No es un secreto que he sido opositor al proyecto que se nos ha querido imponer. Que lo fui desde la madrugada del 4 de febrero de 1992 y que, ideológicamente, me produce reacciones alérgicas desde mucho antes, por razones de formación y de vida. Creo que el tozudo empeño en imponerlo es la principal causa de la situación actual y de sus cada vez menos promisoras perspectivas.
Asimilar la lección
Ahora bien, tengámoslo claro, la reconstrucción necesaria no será “borrón y cuenta nueva”. Tampoco restauración del pasado, aunque ya se sabe que es un error pretender despacharlo acríticamente con denuestos propagandísticos o, simplemente, borrarlo. Mucho tenemos que aprender de lo vivido y, en concreto, de esta etapa iniciada en 1999, que no siempre ha sido igual por motivos objetivos y subjetivos comprensibles, pero que siempre fue un proyecto con una intención de hegemonía permanente.
El aprendizaje tiene que ser para toda la sociedad. Para quienes han ejercido el poder y para la proporción de pueblo -al comienzo mayoritaria y ahora reducida- que lo ha respaldado, pero también para quienes nos hemos opuesto y para la proporción de pueblo -poca al comienzo y mayoritaria ahora- que reclama un cambio.

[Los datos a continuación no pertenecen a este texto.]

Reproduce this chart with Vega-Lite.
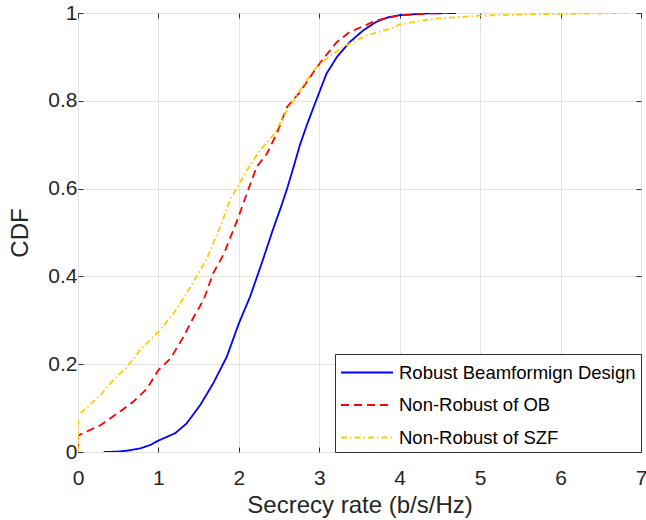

Lo que vayamos a hacer con el país: su nuevo diseño político-institucional, económico, social, sus nuevas políticas públicas en todos los órdenes y el gigantesco esfuerzo nacional que hará falta para adelantarlas, porque, como se sabe, “el diablo está en los detalles”, vamos a tener que hacerlo entre todos.
Entre todos. Con nuestras diferencias, que seguirán existiendo. Entre todos, lo cual comportará dificultades que, en ocasiones, parecerán tan grandes que las creeremos insuperables. Pero que tendremos que superar.
El ineludible reencuentro
¿Reconciliados? No lo veo fácil. Reencontrados, para convivir en un proyecto común plural, no exento de tensiones ni de conflictos. Eso es más factible. Ahí tendremos que repasar y aprender en la práctica, ensayo y error, los usos de la legalidad, de la institucionalidad. Los usos republicanos y democráticos de la igualdad, la justicia, el respeto. Predios de los cuales nos hemos ido alejando, sea a empujones, por tentaciones o deseos de revancha.
A tal fin, vayamos conjurando los demonios del miedo y el odio, otros gemelos que no se reconocen. Con Santo Tomás: “Paciente no es el que no huye del mal, sino el que no se deja arrastrar por su presencia a un desordenado estado de tristeza.” Esta, la tristeza, presenta a la persona un peligro: que su espíritu sea quebrantado “y pierda su grandeza”.